Audemars Piguet Adds Ceramic To Code 11:59 And Made It Even More Desirable

The many facets, layers, and shapes of Audemars Piguet’s Code 11:59 always lent itself to material exploration. New for 2021 are a pair of executions (RM173,510) that add ceramic to the mix, combining it with two types of gold for a composite, complementary construction. Both models are three-register chronographs, utilising the latest version of the manufacture’s in-house, integrated, column-wheeled chronograph movements. These are self-winding with 70 hours of power reserve, include a flyback function, and sport a patented mechanism that ensures each counter resets seamlessly to zero. Both have smoky, dark grey gradient dials with a vertically brushed finish, and both have black rubber-coated straps with a fabric-like texture.

Both also have black ceramic middle cases. These were manufactured in collaboration with Bangerter, a family-owned Swiss specialist in matters such as high-tech ceramics and tungsten carbides, and the process involves precise CNC machining and sintering at 1,400° C.

 Where they differ is in the bezel, lugs, caseback, crown and pushers, as well as hands and markers.

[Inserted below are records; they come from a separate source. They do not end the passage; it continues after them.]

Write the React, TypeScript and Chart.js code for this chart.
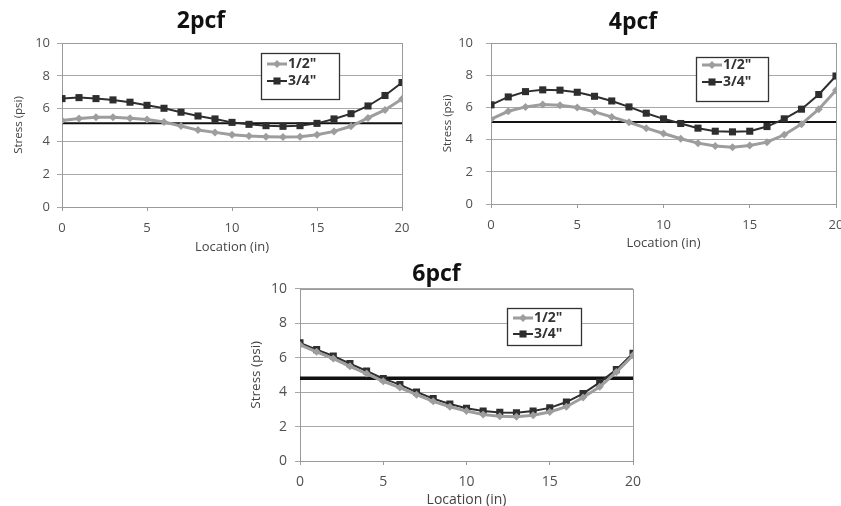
import React, { useEffect, useRef } from "react";
import { Chart, registerables } from "chart.js";
Chart.register(...registerables);

const locations = [0, 1, 2, 3, 4, 5, 6, 7, 8, 9, 10, 11, 12, 13, 14, 15, 16, 17, 18, 19, 20];
const xTickValues = [0, 5, 10, 15, 20];
const legendLabels = ['1/2"', '3/4"'];
const chartTitles = ["2pcf", "4pcf", "6pcf"];

const half2pcf = [5.27, 5.39, 5.47, 5.47, 5.41, 5.33, 5.18, 4.94, 4.69, 4.55, 4.41, 4.33, 4.29, 4.27, 4.29, 4.41, 4.61, 4.92, 5.43, 5.92, 6.59];
const threeQ2pcf = [6.61, 6.67, 6.61, 6.53, 6.39, 6.2, 6.02, 5.78, 5.55, 5.37, 5.16, 5.04, 4.96, 4.92, 4.96, 5.1, 5.37, 5.69, 6.16, 6.8, 7.59];
const ref2pcf = 5.1;

const half4pcf = [5.27, 5.76, 6.03, 6.18, 6.14, 5.99, 5.72, 5.41, 5.08, 4.71, 4.38, 4.05, 3.78, 3.6, 3.53, 3.64, 3.84, 4.3, 4.96, 5.89, 7.07];
const threeQ4pcf = [6.16, 6.65, 6.98, 7.09, 7.07, 6.94, 6.69, 6.4, 6.03, 5.64, 5.29, 5.0, 4.71, 4.52, 4.48, 4.52, 4.81, 5.29, 5.89, 6.8, 7.95];
const ref4pcf = 5.1;

const half6pcf = [6.73, 6.33, 5.94, 5.49, 5.07, 4.62, 4.26, 3.85, 3.46, 3.15, 2.9, 2.69, 2.59, 2.57, 2.65, 2.84, 3.15, 3.68, 4.31, 5.16, 6.13];
const threeQ6pcf = [6.85, 6.46, 6.09, 5.65, 5.22, 4.78, 4.43, 4.0, 3.62, 3.31, 3.06, 2.9, 2.82, 2.8, 2.9, 3.08, 3.42, 3.91, 4.56, 5.3, 6.25];
const ref6pcf = 4.8;

const HALF_COLOR = "#9d9d9d";
const THREEQ_COLOR = "#2e2e2e";
const FONT = "'Open Sans', 'DejaVu Sans', sans-serif";

type Layout = {
  left: number; top: number; width: number; height: number;
  padRight: number; yAxisW: number; xAxisH: number;
  titlePadTop: number; titlePadBottom: number;
  yTitlePad: number; yTickPad: number; xTickPad: number; xTitlePad: number;
  tickSize: number; xTitleSize: number; yTitleSize: number;
  refWidth: number;
  legend: { x: number; y: number; w: number; h: number; r1: number; r2: number; font: number };
};

const legendPlugin = {
  id: "boxLegend",
  afterDraw(chart: any) {
    const lg = chart.options.plugins.boxLegend;
    if (!lg) return;
    const ctx = chart.ctx as CanvasRenderingContext2D;
    ctx.save();
    ctx.fillStyle = "#ffffff";
    ctx.fillRect(lg.x, lg.y, lg.w, lg.h);
    ctx.strokeStyle = "#333";
    ctx.lineWidth = 1.3;
    ctx.strokeRect(lg.x + 0.5, lg.y + 0.5, lg.w, lg.h);
    const rows = [lg.y + lg.r1, lg.y + lg.r2];
    chart.data.datasets.slice(0, 2).forEach((ds: any, i: number) => {
      const cy = rows[i];
      const x0 = lg.x + 6, x1 = lg.x + 26;
      ctx.strokeStyle = ds.borderColor;
      ctx.lineWidth = ds.borderWidth;
      ctx.beginPath();
      ctx.moveTo(x0, cy);
      ctx.lineTo(x1, cy);
      ctx.stroke();
      const cx = (x0 + x1) / 2;
      ctx.fillStyle = ds.pointBackgroundColor;
      ctx.beginPath();
      if (ds.pointStyle === "rect") {
        const s = ds.pointRadius * Math.SQRT1_2;
        ctx.rect(cx - s, cy - s, 2 * s, 2 * s);
      } else {
        const r = ds.pointRadius;
        ctx.moveTo(cx, cy - r);
        ctx.lineTo(cx + r, cy);
        ctx.lineTo(cx, cy + r);
        ctx.lineTo(cx - r, cy);
        ctx.closePath();
      }
      ctx.fill();
      ctx.fillStyle = "#333";
      ctx.font = `bold ${lg.font}px ${FONT}`;
      ctx.textBaseline = "middle";
      ctx.textAlign = "left";
      ctx.fillText(ds.label, x1 + 1, cy + 0.5);
    });
    ctx.restore();
  },
};

const framePlugin = {
  id: "frame",
  beforeDatasetsDraw(chart: any) {
    const { ctx, chartArea } = chart;
    ctx.save();
    ctx.strokeStyle = "#9a9a9a";
    ctx.lineWidth = 1;
    ctx.strokeRect(Math.round(chartArea.left) + 0.5, Math.round(chartArea.top) + 0.5,
      Math.round(chartArea.right - chartArea.left), Math.round(chartArea.bottom - chartArea.top));
    ctx.restore();
  },
};

function StressChart(props: { title: string; half: number[]; threeQ: number[]; refValue: number; layout: Layout }) {
  const ref = useRef<HTMLCanvasElement | null>(null);
  const { title, half, threeQ, refValue, layout: L } = props;
  useEffect(() => {
    if (!ref.current) return;
    const chart = new Chart(ref.current, {
      type: "line",
      data: {
        datasets: [
          {
            label: legendLabels[0],
            data: locations.map((x, i) => ({ x, y: half[i] })),
            borderColor: HALF_COLOR,
            backgroundColor: HALF_COLOR,
            pointBackgroundColor: HALF_COLOR,
            pointBorderColor: HALF_COLOR,
            borderWidth: 3,
            pointStyle: "rectRot",
            pointRadius: 4,
            pointBorderWidth: 0,
          },
          {
            label: legendLabels[1],
            data: locations.map((x, i) => ({ x, y: threeQ[i] })),
            borderColor: THREEQ_COLOR,
            backgroundColor: THREEQ_COLOR,
            pointBackgroundColor: THREEQ_COLOR,
            pointBorderColor: THREEQ_COLOR,
            borderWidth: 2,
            pointStyle: "rect",
            pointRadius: 5,
            pointBorderWidth: 0,
          },
          {
            label: "ref",
            data: [locations[0], locations[locations.length - 1]].map((x) => ({ x, y: refValue })),
            borderColor: "#111",
            borderWidth: L.refWidth,
            pointRadius: 0,
          },
        ],
      } as any,
      options: {
        animation: false,
        responsive: false,
        layout: { padding: { left: 0, top: 0, right: L.padRight, bottom: 0 } },
        plugins: {
          legend: { display: false },
          tooltip: { enabled: false },
          title: {
            display: true,
            text: title,
            color: "#111",
            font: { family: FONT, size: 23, weight: "bold", lineHeight: 1.2 },
            padding: { top: L.titlePadTop, bottom: L.titlePadBottom },
          },
          boxLegend: L.legend,
        } as any,
        scales: {
          x: {
            type: "linear",
            min: 0,
            max: 20,
            afterBuildTicks: (s: any) => { s.ticks = xTickValues.map((v) => ({ value: v })); },
            afterFit: (s: any) => { s.height = L.xAxisH; },
            ticks: { color: "#505050", font: { family: FONT, size: L.tickSize }, padding: L.xTickPad, maxRotation: 0 },
            grid: { drawOnChartArea: false, drawTicks: true, tickLength: 4, color: "#9a9a9a" },
            border: { color: "#9a9a9a" },
            title: {
              display: true,
              text: "Location (in)",
              color: "#444",
              font: { family: FONT, size: L.xTitleSize },
              padding: { top: 0, bottom: L.xTitlePad },
            },
          },
          y: {
            min: 0,
            max: 10,
            ticks: { stepSize: 2, color: "#505050", font: { family: FONT, size: L.tickSize }, padding: L.yTickPad },
            afterFit: (s: any) => { s.width = L.yAxisW; },
            grid: { color: "#a8a8a8", lineWidth: 1, tickLength: 5 },
            border: { color: "#9a9a9a" },
            title: {
              display: true,
              text: "Stress (psi)",
              color: "#444",
              font: { family: FONT, size: L.yTitleSize },
              padding: { top: L.yTitlePad, bottom: 0 },
            },
          },
        } as any,
      },
      plugins: [framePlugin, legendPlugin],
    } as any);
    return () => chart.destroy();
  }, []);
  return (
    <canvas
      ref={ref}
      width={L.width}
      height={L.height}
      style={{ position: "absolute", left: L.left, top: L.top, width: L.width, height: L.height }}
    />
  );
}

const layout1: Layout = {
  left: 0, top: 0, width: 420, height: 258, padRight: 18, yAxisW: 62, xAxisH: 51,
  titlePadTop: 8, titlePadBottom: 7.4, yTitlePad: 12, yTickPad: 7, xTickPad: 9, xTitlePad: 3,
  tickSize: 13, xTitleSize: 13, yTitleSize: 11.5,
  refWidth: 2,
  legend: { x: 261, y: 53, w: 78, h: 46, r1: 11, r2: 28, font: 14 },
};
const layout2: Layout = {
  left: 430, top: 0, width: 430, height: 258, padRight: 24, yAxisW: 61, xAxisH: 54,
  titlePadTop: 9, titlePadBottom: 6.4, yTitlePad: 11, yTickPad: 13, xTickPad: 9, xTitlePad: 7,
  tickSize: 13, xTitleSize: 13, yTitleSize: 11.5,
  refWidth: 2,
  legend: { x: 266, y: 57, w: 72, h: 44, r1: 8, r2: 25, font: 14 },
};
const layout3: Layout = {
  left: 240, top: 252, width: 424, height: 258, padRight: 31, yAxisW: 60, xAxisH: 49,
  titlePadTop: 9, titlePadBottom: 0, yTitlePad: 7.7, yTickPad: 8, xTickPad: 9, xTitlePad: 1.6,
  tickSize: 14, xTitleSize: 14, yTitleSize: 13.5,
  refWidth: 3.5,
  legend: { x: 267, y: 56, w: 74, h: 37, r1: 10, r2: 26, font: 14 },
};

export default function App() {
  return (
    <div style={{ position: "fixed", left: 0, top: 0, width: 841, height: 506, overflow: "hidden", background: "#fff" }}>
      <StressChart title={chartTitles[0]} half={half2pcf} threeQ={threeQ2pcf} refValue={ref2pcf} layout={layout1} />
      <StressChart title={chartTitles[1]} half={half4pcf} threeQ={threeQ4pcf} refValue={ref4pcf} layout={layout2} />
      <StressChart title={chartTitles[2]} half={half6pcf} threeQ={threeQ6pcf} refValue={ref6pcf} layout={layout3} />
    </div>
  );
}
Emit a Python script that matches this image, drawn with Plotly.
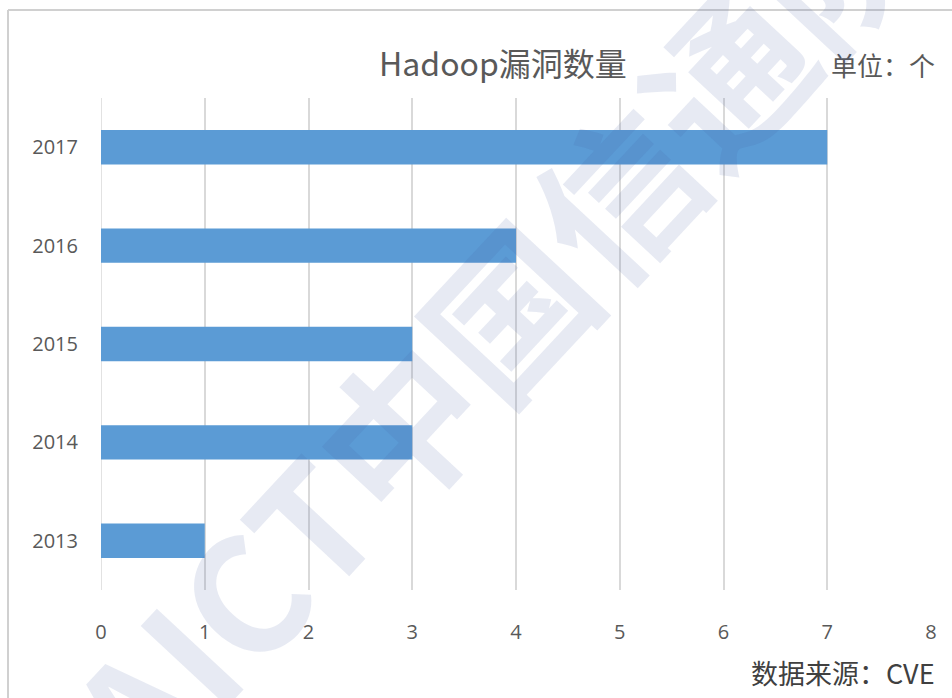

These are offered in either white gold, for a cooler, monochromatic look, or the warmer rose gold that adds a touch of flair without losing the ultra-modern feel. 

The ceramic has also been hand-finished in the same fashion as the gold: with alternations of polished and matte across the various chamfers and surfaces. This grants a sense of depth as the watch moves under the light, an impression only enhanced here by the contrast of ceramic and metal. It is the sort of effect that truly showcases the Code 11:59’s complex architecture.